━━━━━ INFORMATION SUPPLIED

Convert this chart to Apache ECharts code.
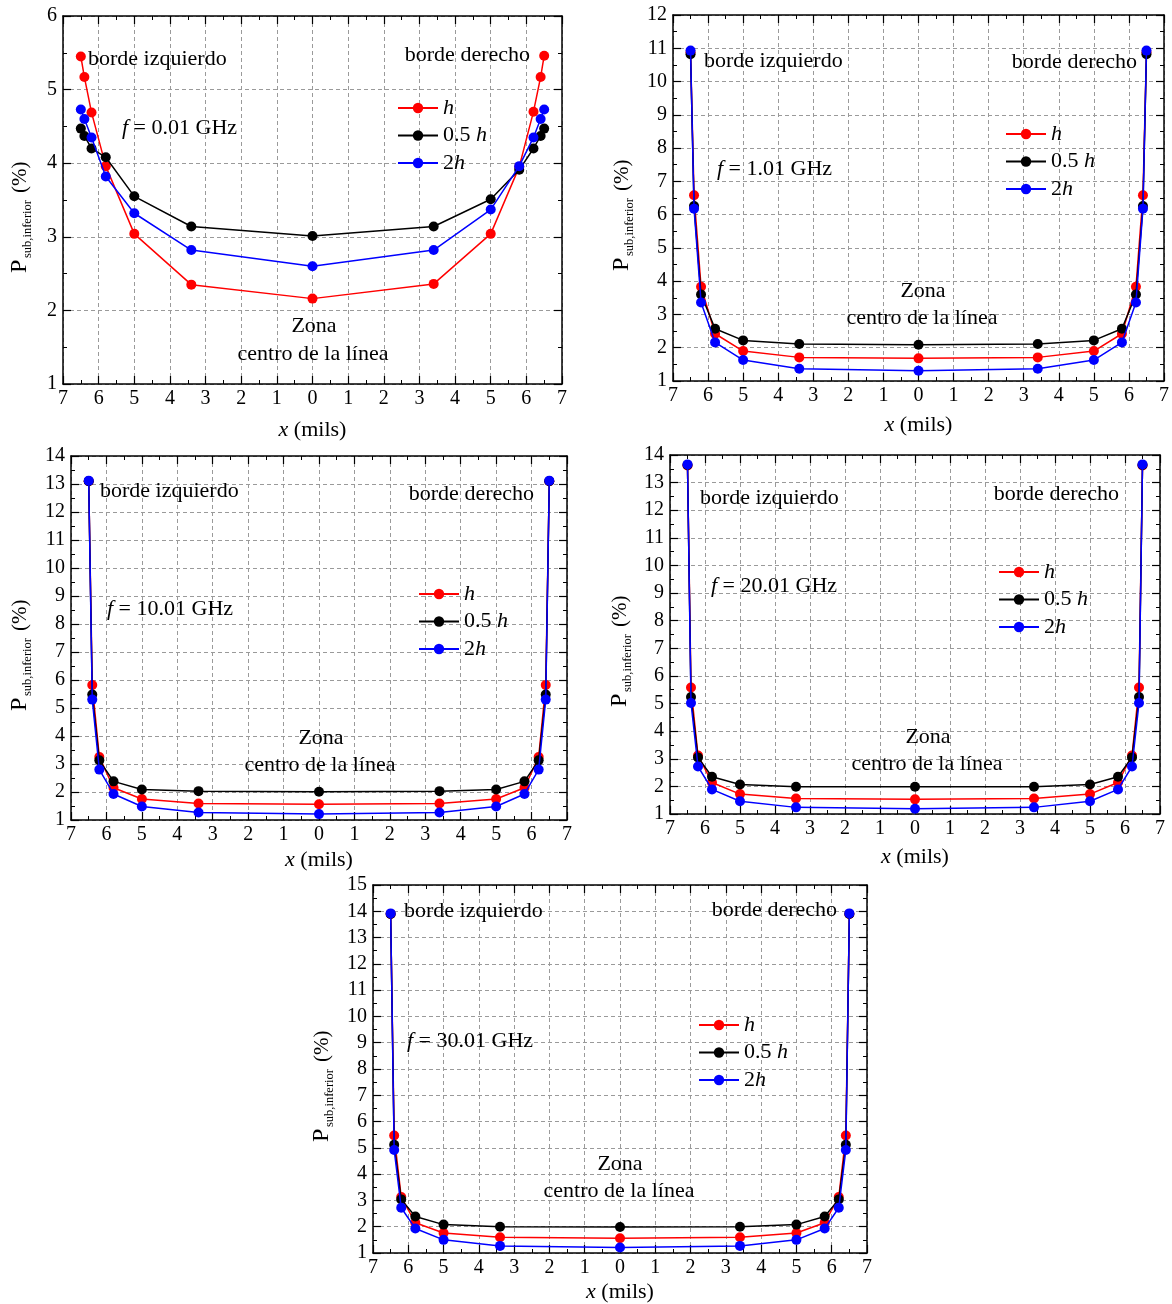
<!DOCTYPE html>
<html>
<head>
<meta charset="utf-8">
<script src="https://cdn.jsdelivr.net/npm/echarts@6/dist/echarts.min.js"></script>
<style>
html,body{margin:0;padding:0;background:#fff;}
#c{width:1172px;height:1304px;}
</style>
</head>
<body>
<div id="c"></div>
<script>
// ---------- DATA ----------
const xPos = [-6.5, -6.4, -6.2, -5.8, -5, -3.4, 0, 3.4, 5, 5.8, 6.2, 6.4, 6.5];
const seriesNames = ['h', '0.5 h', '2h'];
const freqLabels = ['0.01', '1.01', '10.01', '20.01', '30.01'];
const yMaxes = [6, 12, 14, 14, 15];

// f = 0.01 GHz
const p1_h   = [5.45, 5.17, 4.69, 3.96, 3.04, 2.35, 2.16, 2.36, 3.04, 3.95, 4.70, 5.17, 5.46];
const p1_05h = [4.47, 4.37, 4.20, 4.08, 3.55, 3.14, 3.01, 3.14, 3.51, 3.91, 4.20, 4.37, 4.47];
const p1_2h  = [4.73, 4.60, 4.35, 3.82, 3.32, 2.82, 2.60, 2.82, 3.37, 3.96, 4.35, 4.60, 4.73];
// f = 1.01 GHz
const p2_h   = [10.88, 6.58, 3.83, 2.42, 1.90, 1.71, 1.68, 1.71, 1.90, 2.42, 3.83, 6.58, 10.88];
const p2_05h = [10.82, 6.26, 3.60, 2.57, 2.22, 2.11, 2.09, 2.11, 2.22, 2.57, 3.60, 6.26, 10.82];
const p2_2h  = [10.93, 6.18, 3.36, 2.16, 1.63, 1.37, 1.31, 1.37, 1.63, 2.16, 3.36, 6.18, 10.93];
// f = 10.01 GHz
const p3_h   = [13.10, 5.82, 3.25, 2.15, 1.75, 1.59, 1.56, 1.59, 1.75, 2.15, 3.25, 5.82, 13.10];
const p3_05h = [13.10, 5.48, 3.13, 2.38, 2.09, 2.03, 2.01, 2.03, 2.09, 2.38, 3.13, 5.48, 13.10];
const p3_2h  = [13.12, 5.30, 2.80, 1.93, 1.48, 1.27, 1.21, 1.27, 1.48, 1.93, 2.80, 5.30, 13.12];
// f = 20.01 GHz
const p4_h   = [13.62, 5.58, 3.12, 2.14, 1.72, 1.56, 1.53, 1.56, 1.72, 2.14, 3.12, 5.58, 13.62];
const p4_05h = [13.64, 5.24, 3.05, 2.35, 2.07, 1.99, 1.99, 1.99, 2.07, 2.35, 3.05, 5.24, 13.64];
const p4_2h  = [13.66, 5.02, 2.72, 1.89, 1.46, 1.24, 1.19, 1.24, 1.46, 1.89, 2.72, 5.02, 13.66];
// f = 30.01 GHz
const p5_h   = [13.90, 5.47, 3.13, 2.15, 1.76, 1.60, 1.56, 1.60, 1.76, 2.15, 3.13, 5.47, 13.90];
const p5_05h = [13.90, 5.12, 3.04, 2.39, 2.08, 2.00, 1.99, 2.00, 2.08, 2.39, 3.04, 5.12, 13.90];
const p5_2h  = [13.92, 4.92, 2.72, 1.93, 1.50, 1.27, 1.21, 1.27, 1.50, 1.93, 2.72, 4.92, 13.92];

const panelData = [
  [p1_h, p1_05h, p1_2h],
  [p2_h, p2_05h, p2_2h],
  [p3_h, p3_05h, p3_2h],
  [p4_h, p4_05h, p4_2h],
  [p5_h, p5_05h, p5_2h]
];

// ---------- LAYOUT / STYLE ----------
const FONT = '"Liberation Serif", "Times New Roman", serif';
const colors = ['#ff0000', '#000000', '#0000ff'];
const layouts = [
  {grid:{left:63, top:16, width:499, height:368}, nameGap:35, legend:[397,97], yTitle:[20,273],
   izq:[88,59], der:[530,55], f:[122,128], zona:[314,326], centro:[313,354]},
  {grid:{left:673, top:15, width:497, height:366}, nameGap:33, legend:[1005,123], yTitle:[622,271],
   izq:[704,61], der:[1137,62], f:[717,169], zona:[923,291], centro:[922,318]},
  {grid:{left:71, top:456, width:496, height:364}, nameGap:29, legend:[418,583], yTitle:[20,711],
   izq:[100,491], der:[534,494], f:[107,609], zona:[321,738], centro:[320,765]},
  {grid:{left:670, top:455, width:490, height:359}, nameGap:32, legend:[998,561], yTitle:[620,707],
   izq:[700,498], der:[1119,494], f:[711,586], zona:[928,737], centro:[927,764]},
  {grid:{left:373, top:885, width:494, height:369}, nameGap:28, legend:[698,1014], yTitle:[322,1142],
   izq:[404,911], der:[837,910], f:[407,1041], zona:[620,1164], centro:[619,1191]}
];

const splitStyle = {show:true, lineStyle:{type:[4,3], color:'#9a9a9a', width:1}};
const lineAx = {show:true, onZero:false, lineStyle:{color:'#000', width:1.5}};
const tickAx = {show:true, inside:true, length:8, lineStyle:{color:'#000', width:1.2}};
const minorAx = {show:true, splitNumber:2, length:4, lineStyle:{color:'#000', width:1}};
const labelStyle = {fontFamily:FONT, fontSize:20, color:'#000'};

const grids = [], xAxes = [], yAxes = [], series = [], legends = [], graphics = [];

function txt(x, y, text, align, size, rich) {
  const s = {text:text, x:x, y:y, fill:'#000', font: (size||22) + 'px ' + FONT,
             textAlign: align || 'left', textVerticalAlign:'middle', align: align || 'left', verticalAlign:'middle'};
  if (rich) s.rich = rich;
  return {type:'text', z:50, style:s};
}

layouts.forEach((L, i) => {
  grids.push(Object.assign({containLabel:false}, L.grid));
  xAxes.push({
    type:'value', gridIndex:i, position:'bottom', min:-7, max:7, interval:1,
    axisLine:lineAx, axisTick:tickAx, minorTick:minorAx, splitLine:splitStyle,
    axisLabel:Object.assign({margin:5, formatter:v => String(Math.abs(v))}, labelStyle),
    name:'{i|x} (mils)', nameLocation:'middle', nameGap:L.nameGap,
    nameTextStyle:{fontFamily:FONT, fontSize:22, color:'#000',
      rich:{i:{fontFamily:FONT, fontSize:22, fontStyle:'italic', color:'#000'}}}
  });
  xAxes.push({
    type:'value', gridIndex:i, position:'top', min:-7, max:7, interval:1,
    axisLine:lineAx, axisTick:tickAx, minorTick:minorAx, splitLine:{show:false}, axisLabel:{show:false}
  });
  yAxes.push({
    type:'value', gridIndex:i, position:'left', min:1, max:yMaxes[i], interval:1,
    axisLine:lineAx, axisTick:tickAx, minorTick:minorAx, splitLine:splitStyle,
    axisLabel:Object.assign({margin:6}, labelStyle)
  });
  yAxes.push({
    type:'value', gridIndex:i, position:'right', min:1, max:yMaxes[i], interval:1,
    axisLine:lineAx, axisTick:tickAx, minorTick:minorAx, splitLine:{show:false}, axisLabel:{show:false}
  });
  panelData[i].forEach((arr, k) => {
    series.push({
      type:'line', name:seriesNames[k], xAxisIndex:2*i, yAxisIndex:2*i,
      data:xPos.map((x, j) => [x, arr[j]]),
      symbol:'circle', symbolSize:10, showSymbol:true,
      lineStyle:{color:colors[k], width:1.5}, itemStyle:{color:colors[k]},
      emphasis:{disabled:true}, z:2+k
    });
  });
  legends.push({
    data:seriesNames, orient:'vertical', left:L.legend[0], top:L.legend[1], padding:0,
    itemWidth:40, itemHeight:13, itemGap:5.5, selectedMode:false,
    formatter:function(name){
      if (name === 'h') return '{i|h}';
      if (name === '0.5 h') return '0.5 {i|h}';
      return '2{i|h}';
    },
    textStyle:{fontFamily:FONT, fontSize:22, lineHeight:22, color:'#000',
      rich:{i:{fontFamily:FONT, fontSize:22, lineHeight:22, fontStyle:'italic', color:'#000'}}}
  });
  // annotations
  graphics.push(txt(L.izq[0], L.izq[1], 'borde izquierdo', 'left'));
  graphics.push(txt(L.der[0], L.der[1], 'borde derecho', 'right'));
  graphics.push(txt(L.f[0], L.f[1], '{i|f} = ' + freqLabels[i] + ' GHz', 'left', 22,
    {i:{fontFamily:FONT, fontSize:22, fontStyle:'italic', fill:'#000', color:'#000'}}));
  graphics.push(txt(L.zona[0], L.zona[1], 'Zona', 'center'));
  graphics.push(txt(L.centro[0], L.centro[1], 'centro de la línea', 'center'));
  // y axis title (rotated)
  graphics.push({
    type:'group', x:L.yTitle[0], y:L.yTitle[1], rotation:Math.PI/2, z:50,
    children:[
      txt(0, 0, 'P', 'left', 24),
      txt(15, 8, 'sub,inferior', 'left', 12.5),
      txt(80, 0, '(%)', 'left', 21)
    ]
  });
});

const chart = echarts.init(document.getElementById('c'), null, {renderer:'canvas'});
chart.setOption({
  animation:false,
  backgroundColor:'#ffffff',
  grid:grids, xAxis:xAxes, yAxis:yAxes, series:series, legend:legends, graphic:graphics
});
</script>
</body>
</html>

━━━━━━━━━━

- PROBLEM DETAILS
Reproduce exactly the run of lines that opens the listing and closes with the line holding "const yMaxes = [6, 12, 14, 14, 15];". Pictures are excluded.

- TASK ANSWER
Convert this chart to Apache ECharts code.
<!DOCTYPE html>
<html>
<head>
<meta charset="utf-8">
<script src="https://cdn.jsdelivr.net/npm/echarts@6/dist/echarts.min.js"></script>
<style>
html,body{margin:0;padding:0;background:#fff;}
#c{width:1172px;height:1304px;}
</style>
</head>
<body>
<div id="c"></div>
<script>
// ---------- DATA ----------
const xPos = [-6.5, -6.4, -6.2, -5.8, -5, -3.4, 0, 3.4, 5, 5.8, 6.2, 6.4, 6.5];
const seriesNames = ['h', '0.5 h', '2h'];
const freqLabels = ['0.01', '1.01', '10.01', '20.01', '30.01'];
const yMaxes = [6, 12, 14, 14, 15];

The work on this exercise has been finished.